Software development: Arduino IDE installation
The Arduino IDE is a free/opensource software development tool that can be used for the development of a derivative form of C++ code, as well as managing its download into the memory of a wide range of microcontrollers, including the ESP8266 and ESP32.
The IDE programming language, producing what is called a 'sketch', is based upon the C/C++ programming languages but the IDE has many simplifications and special usage methods to support the IDE's primary purpose i.e. to 'load' compiled code into microcontroller boards e.g. many Arduino boards use an Atmel microcontroller that only runs what is called the AVR instruction set. This blog post provides some more useful background on the IDE programming language.

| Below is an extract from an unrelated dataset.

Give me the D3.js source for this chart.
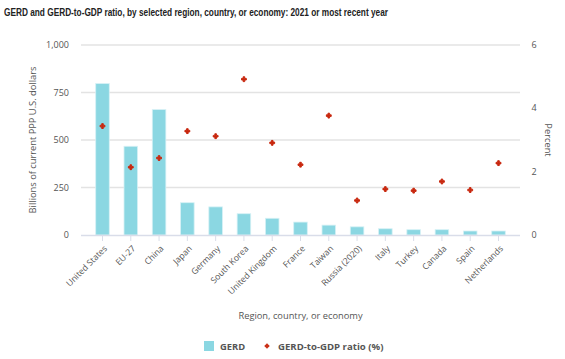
<!DOCTYPE html>
<html>
<head>
<meta charset="utf-8">
<script src="https://cdn.jsdelivr.net/npm/d3@7"></script>
<style>
  body { margin: 0; background: #fff; }
  text { font-family: "Open Sans", "DejaVu Sans", sans-serif; }
</style>
</head>
<body>
<div id="chart"></div>
<script>
// data
const regions = ["United States", "EU-27", "China", "Japan", "Germany", "South Korea",
	"United Kingdom", "France", "Taiwan", "Russia (2020)", "Italy", "Turkey", "Canada", "Spain", "Netherlands"];
const gerd = [797, 467, 660, 170, 148, 112, 88, 68, 52, 43, 33, 28, 28, 21, 21];
const ratio = [3.44, 2.14, 2.43, 3.28, 3.12, 4.92, 2.91, 2.22, 3.77, 1.09, 1.45, 1.40, 1.69, 1.42, 2.27];
const leftTicks = [0, 250, 500, 750, 1000];
const rightTicks = [0, 2, 4, 6];

const W = 565, H = 359;
const margin = {top: 45, right: 45, bottom: 124, left: 81};
const width = W - margin.left - margin.right;
const height = H - margin.top - margin.bottom;

const svg = d3.select("#chart").append("svg")
	.attr("width", W)
	.attr("height", H);

// title (condensed to match the narrow face of the original)
svg.append("text")
	.attr("x", 4)
	.attr("y", 16)
	.attr("textLength", 384)
	.attr("lengthAdjust", "spacingAndGlyphs")
	.style("font-family", "'Liberation Sans', Arial, sans-serif")
	.style("font-weight", "bold")
	.style("font-size", "10.5px")
	.attr("fill", "#222")
	.text("GERD and GERD-to-GDP ratio, by selected region, country, or economy: 2021 or most recent year");

const g = svg.append("g")
	.attr("transform", "translate(" + margin.left + "," + margin.top + ")");

const x = d3.scaleBand()
	.domain(regions)
	.range([0, width])
	.padding(0.52);

const y = d3.scaleLinear()
	.domain([0, 1000])
	.range([height, 0]);

const y2 = d3.scaleLinear()
	.domain([0, 6])
	.range([height, 0]);

// gridlines
g.selectAll(".grid")
	.data(leftTicks.filter(d => d > 0))
	.enter().append("line")
	.attr("class", "grid")
	.attr("x1", 0)
	.attr("x2", width)
	.attr("y1", d => y(d))
	.attr("y2", d => y(d))
	.attr("stroke", "#e3e3e3")
	.attr("stroke-width", 1.3);

// left axis labels
g.selectAll(".ylab")
	.data(leftTicks)
	.enter().append("text")
	.attr("class", "ylab")
	.attr("x", -12)
	.attr("y", d => y(d))
	.attr("dy", "0.35em")
	.attr("text-anchor", "end")
	.style("font-size", "9px")
	.attr("fill", "#555")
	.text(d => d3.format(",")(d));

// right axis labels
g.selectAll(".y2lab")
	.data(rightTicks)
	.enter().append("text")
	.attr("class", "y2lab")
	.attr("x", width + 14)
	.attr("y", d => y2(d))
	.attr("dy", "0.35em")
	.attr("text-anchor", "middle")
	.style("font-size", "9px")
	.attr("fill", "#555")
	.text(d => d);

// bars
g.selectAll(".bar")
	.data(regions)
	.enter().append("rect")
	.attr("class", "bar")
	.attr("x", d => x(d))
	.attr("y", (d, i) => y(gerd[i]))
	.attr("width", x.bandwidth())
	.attr("height", (d, i) => height - y(gerd[i]))
	.attr("fill", "#8bd7e2")
	.attr("stroke", "#d6f1f5")
	.attr("stroke-width", 0.8);

// x axis baseline and ticks
g.append("line")
	.attr("x1", 0)
	.attr("x2", width)
	.attr("y1", height + 0.5)
	.attr("y2", height + 0.5)
	.attr("stroke", "#d9dde9")
	.attr("stroke-width", 1.5);

g.selectAll(".xtick")
	.data(regions)
	.enter().append("line")
	.attr("class", "xtick")
	.attr("x1", d => x(d) + x.bandwidth() / 2)
	.attr("x2", d => x(d) + x.bandwidth() / 2)
	.attr("y1", height + 1)
	.attr("y2", height + 6)
	.attr("stroke", "#d9dde9")
	.attr("stroke-width", 1);

// x labels, rotated
g.selectAll(".xlab")
	.data(regions)
	.enter().append("text")
	.attr("class", "xlab")
	.attr("transform", d => "translate(" + (x(d) + x.bandwidth() / 2 + 3) + "," + (height + 12) + ") rotate(-45)")
	.attr("text-anchor", "end")
	.attr("dy", "0.35em")
	.style("font-size", "8.6px")
	.attr("fill", "#555")
	.text(d => d);

// ratio markers (small rounded plus)
g.selectAll(".dot")
	.data(regions)
	.enter().append("path")
	.attr("class", "dot")
	.attr("d", d3.symbol().type(d3.symbolCross).size(13))
	.attr("transform", (d, i) => "translate(" + (x(d) + x.bandwidth() / 2) + "," + y2(ratio[i]) + ")")
	.attr("fill", "#c8280f")
	.attr("stroke", "#c8280f")
	.attr("stroke-width", 1)
	.attr("stroke-linejoin", "round");

// axis titles
svg.append("text")
	.attr("transform", "translate(36," + (margin.top + height / 2) + ") rotate(-90)")
	.attr("text-anchor", "middle")
	.style("font-size", "9.3px")
	.attr("fill", "#555")
	.text("Billions of current PPP U.S. dollars");

svg.append("text")
	.attr("transform", "translate(545," + (margin.top + height / 2) + ") rotate(90)")
	.attr("text-anchor", "middle")
	.style("font-size", "9.3px")
	.attr("fill", "#555")
	.text("Percent");

svg.append("text")
	.attr("x", margin.left + width / 2)
	.attr("y", 319)
	.attr("text-anchor", "middle")
	.style("font-size", "9.3px")
	.attr("fill", "#555")
	.text("Region, country, or economy");

// legend
const legend = svg.append("g");
legend.append("rect")
	.attr("x", 204)
	.attr("y", 341)
	.attr("width", 10)
	.attr("height", 10)
	.attr("fill", "#8bd7e2");
legend.append("text")
	.attr("x", 220)
	.attr("y", 349.5)
	.style("font-size", "9.4px")
	.style("font-weight", "bold")
	.attr("fill", "#555")
	.text("GERD");
legend.append("path")
	.attr("d", d3.symbol().type(d3.symbolCross).size(9))
	.attr("transform", "translate(267,346)")
	.attr("fill", "#c8280f")
	.attr("stroke", "#c8280f")
	.attr("stroke-width", 0.8)
	.attr("stroke-linejoin", "round");
legend.append("text")
	.attr("x", 278)
	.attr("y", 349.5)
	.style("font-size", "9.6px")
	.style("font-weight", "bold")
	.attr("fill", "#555")
	.text("GERD-to-GDP ratio (%)");
</script>
</body>
</html>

For an individual's home use the latest version of the IDE can be downloaded from: https://www.arduino.cc/en/main/software with versions available for Windows, MacOS and Linux machines, and a simple, low-cost Linux machine is obviously a Raspberry Pi.
To install the IDE on a Raspberry Pi running the Raspberry Pi OS (a Debian OS derivative) you could just use the standard 'apt' install command i.e.
sudo apt-get install arduino
BUT depending upon how up-to-date the apt repository is, it may install a relatively old version - so a more 'manual' method is recommended for the Raspberry Pi as follows:
- download the Linux 32 bits version which will normally put a compressed .xz file in the Raspberry Pi's /Downloads folder. The 'stable' production release at the time of writing this web page is 1.8.13 but this will change over time.
- then run the following commands in a Terminal window (updating the software version number in the commands below if required):
- cd Downloads/
- tar -xf arduino-1.8.13-linuxarm.tar.xz
- sudo mv arduino-1.8.13 /opt
- sudo /opt/arduino-1.8.13/install.sh
Once completed these steps create a link to the IDE under the Raspberry Pi's main menu i.e. Menu > Programming
In this method the code is extracted from its downloaded compressed file and moved to the /opt folder, where it is then 'installed'. The /opt folder is only used 'by convention', since on a Raspberry Pi this is where 'whole' packages provided by an independent third party software distributor are usually stored.